Let us introduce the \(\mathbb{H}^2\) model, the (purely bosonic)
hyperbolic plane:
\(\displaystyle \mathbb{H}^2 = \{ \varphi = (x, y, z) | \varphi \cdot
\varphi := x^2 + y^2 -
z^2 = - 1 ; z \geqslant 1 \} .\)
So this is the (hyper)hyperboloid with positive \(z\).
Definition 5. (of
\(\mathbb{H}^2\) spin model). We proceed like for the GFF by replacing
the Euclidean inner product with the Minkowski inner product, i.e.:
\(\varphi_i \varphi_j = x_i x_j + y_i y_j - z_i z_j\). We replace the
Lebesgue measure with \(\mathrm{d} \varphi_i \rightarrow \frac{1}{z_i}
\mathrm{d} \varphi_i\) and \(m^2 \varphi^2 \rightarrow h (z_i - 1)\)
with \(h > 0\). Therefore we write
\(\displaystyle \langle f (\varphi) \rangle^{\mathbb{H}^2}_{\Lambda,
\beta, h} :=
\int_{(\mathbb{H}^2)^{\Lambda}} e^{- \frac{1}{2} \sum_{i,
j} \beta_{i, j} |
\varphi_i - \varphi_j |^2_{\mathbb{H}^2} - \sum_i h
(z_i - 1)} f (\varphi)
\prod_i \frac{\mathrm{d} \varphi_i}{z_i} .\)
Theorem 6. (BHS) \(g : \Lambda
\times [0, \infty)^{\Lambda} \rightarrow \mathbb{R}\) smooth and
bounded
\(\displaystyle \langle x_i x_j g (z - 1)

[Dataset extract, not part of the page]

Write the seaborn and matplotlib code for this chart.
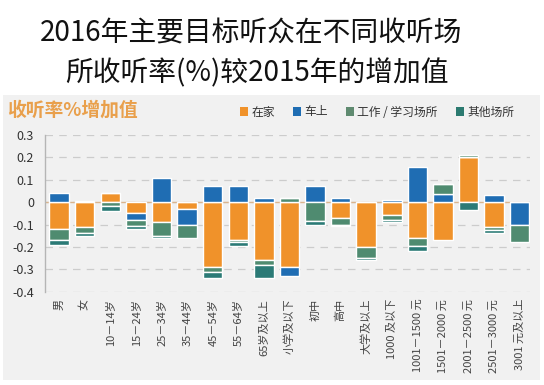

\rangle^{\mathbb{H}^2}_{\Lambda, \beta, h} =
\left\langle z_i
\int_0^{\infty} \mathrm{d} t\mathbb{E}_{i, z - 1}
[\mathbb{I}_{X_t =
j} g (L_t) e^{- h t}] \right\rangle_{\Lambda, \beta,
h}^{\mathbb{H}^2}
.\)
Remark 7. There is a
\(\mathbb{H}^{2|2}\) variant which reads
\(\displaystyle \langle x_i x_j g (z - 1)
\rangle^{\mathbb{H}^{2|2}}_{\Lambda, \beta, h} =
\int_0^{\infty}
\mathrm{d} t\mathbb{E}_{i, 0} [\mathbb{I}_{X_t = j} g (L_t)
e^{- h t}]
.\)
Therefore the correlation structure of the \(\mathbb{H}^{2|2}\) model is
encoded in the VRJP.
An application:
Theorem 8. (BHS) For any
\((\beta_{i, j})_{i, j}\) that is translation invariant and finite range
on \(\mathbb{Z}^2\). Then the VRJP is recurrent, meaning that
\(\displaystyle \mathbb{E}_{0, 0} L_{\infty} (0) = \infty .\)
The proof goes via the Mermin–Wagner theorem for the
\(\mathbb{H}^{2|2}\) model by taking \(g = 1\) in the above theorem and
then taking the infinite volume limit and the \(h \rightarrow 0\) limit.